Weeks after the work was
completed, the building was side-swiped by
the Luftwaffe, causing minor damage to the
facade but destroying the new fascia and
breaking most of windows and damaged the
polished brass window and door frames.
These were hastily repaired/replaced to
make the 'We're carrying on' picture,
which had to be approved by the Censor
before it was published in a special staff
magazine for employees serving in H.M.
Forces. It was among the first in the
country to have a fascia without a
reference to 'Nothing over Sixpence' or
'3D and 6D stores', as the repairs came
days after the chain was forced to drop
its long-standing fixed prices by wartime
inflation.
The branch continued to be profitable
into the 1980s, but the exceptionally high
value of its freehold made it an ideal
candidate for asset-stripping when the
business changed hands in 1982.
Mr Donaldson left the business
in the 1950s.
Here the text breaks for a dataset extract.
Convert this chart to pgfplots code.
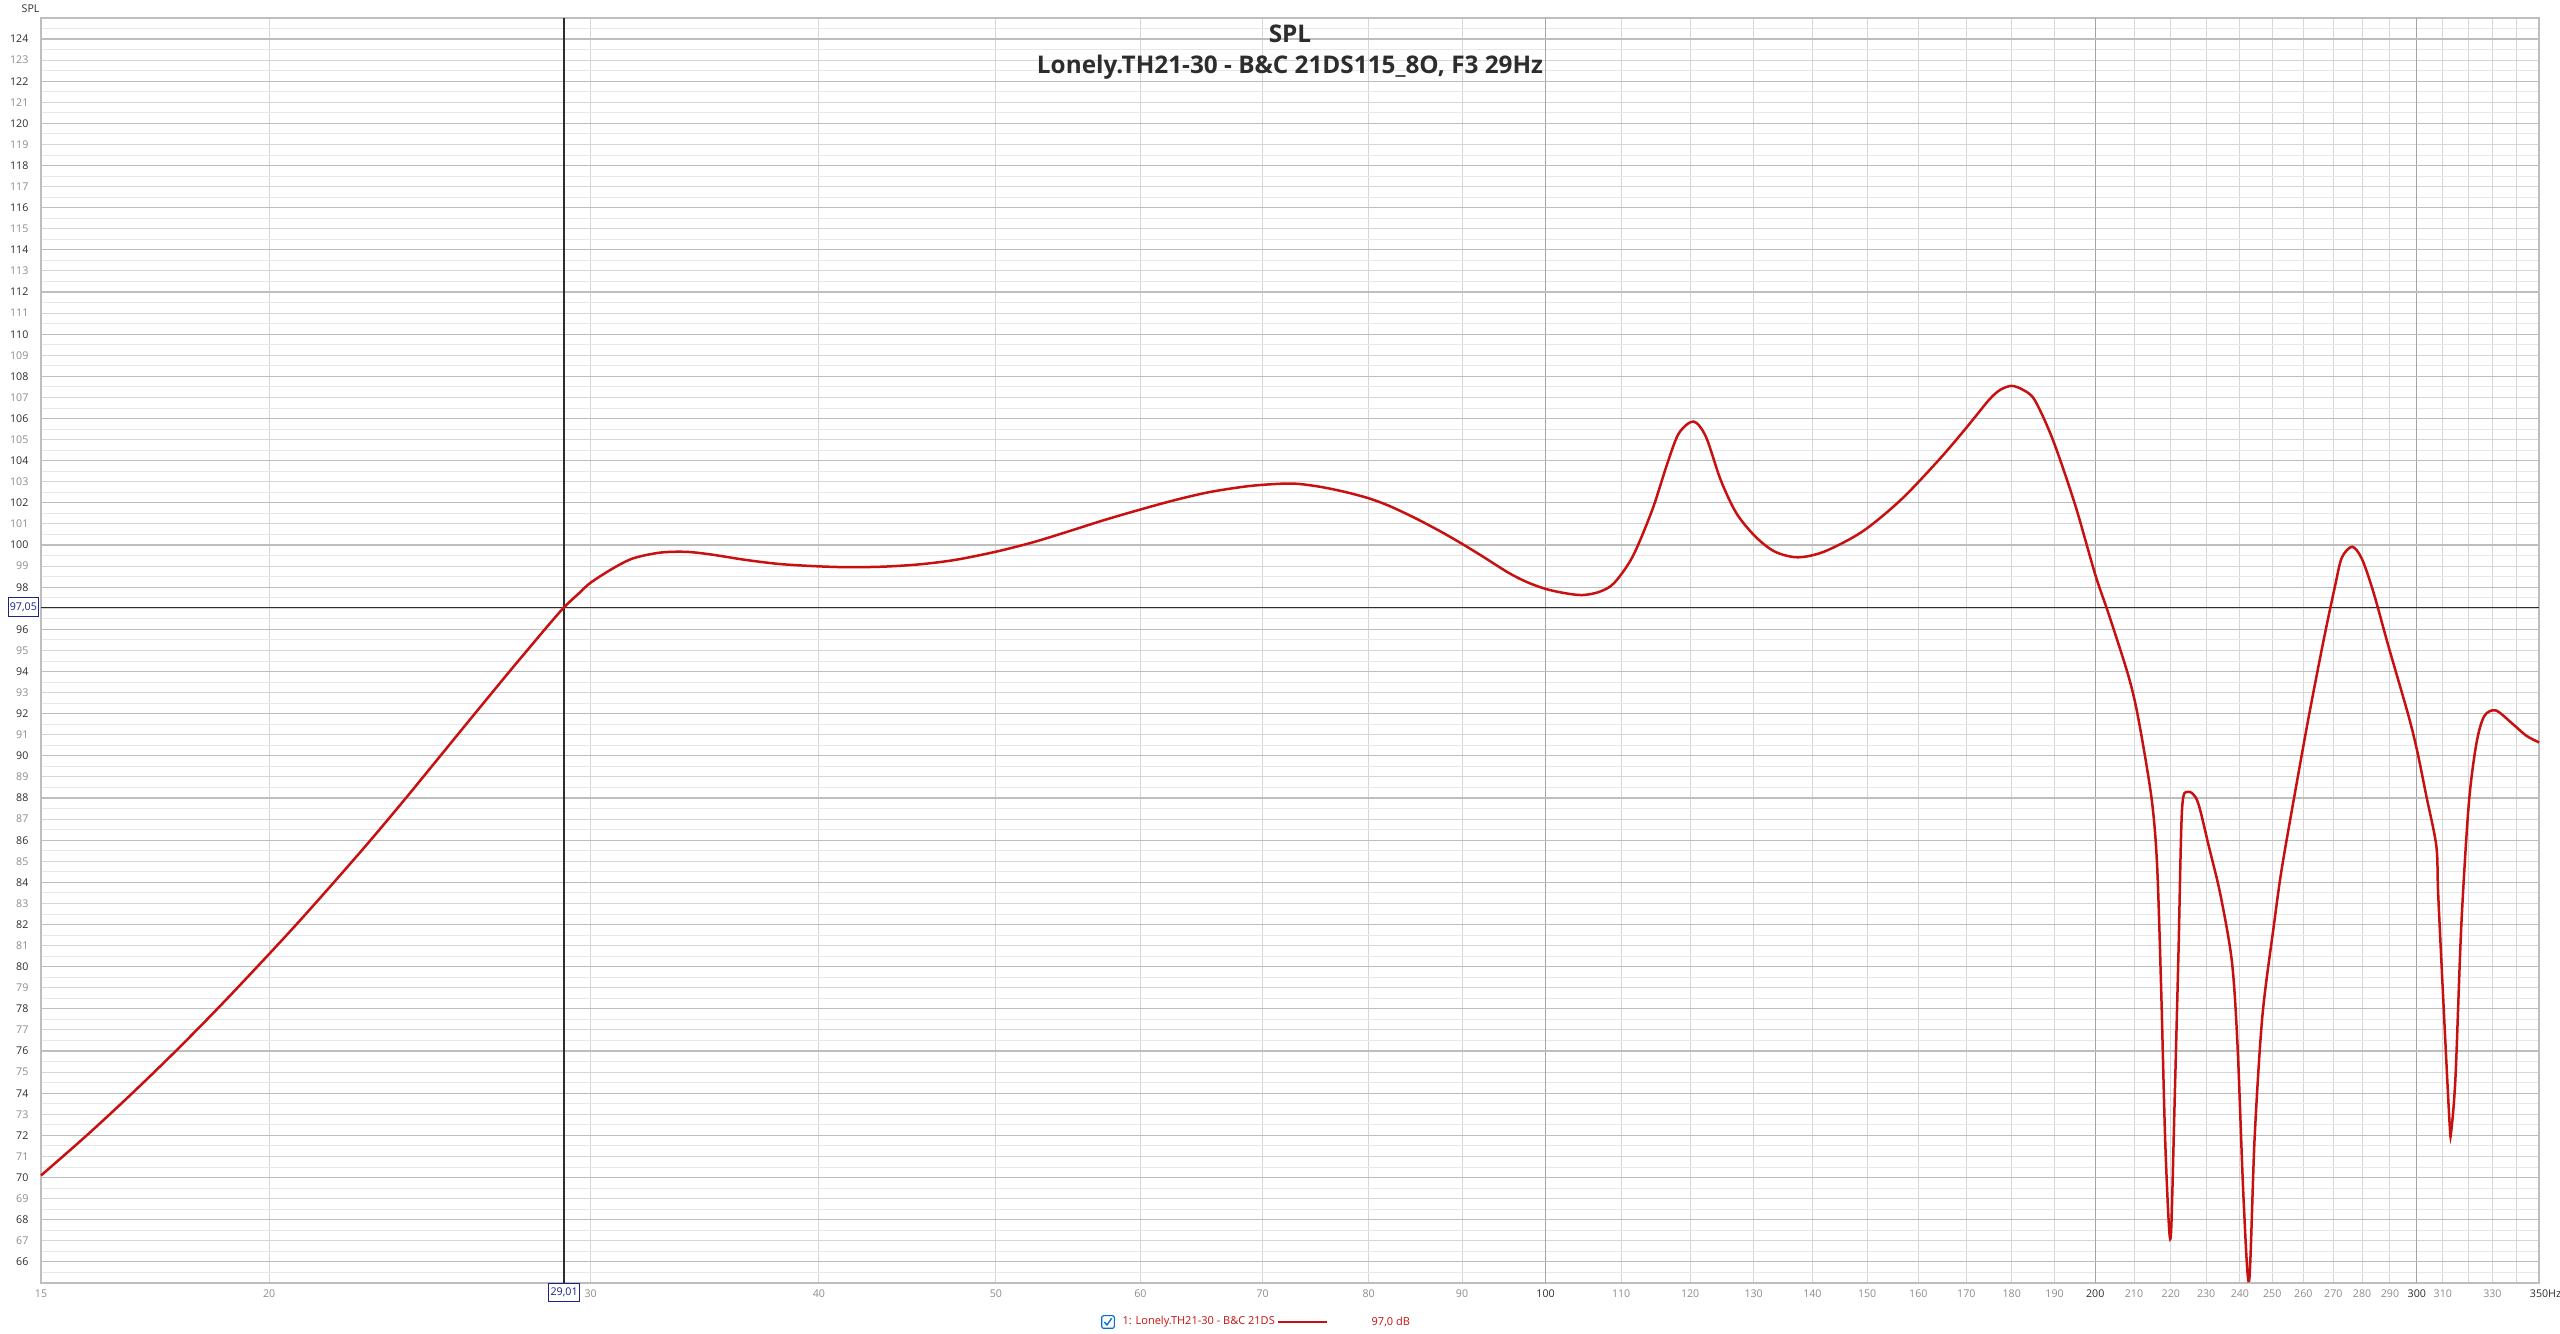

He had designed and overseen
the building of more than 500 branches
over a long career, including some very
nice architecture in the prime locations
(particularly in Church Street Liverpool,
Kensington High Street, Listergate
Nottingham (which is listed) and
Hammersmith. He had a huge influence
on the British street-scape. A surprising
number of his buildings have survived and
been restored, despite most being
mass-produced and built in under four
weeks, exactly as you would expect from
the retailer that once defined
mass-produced goods at affordable prices."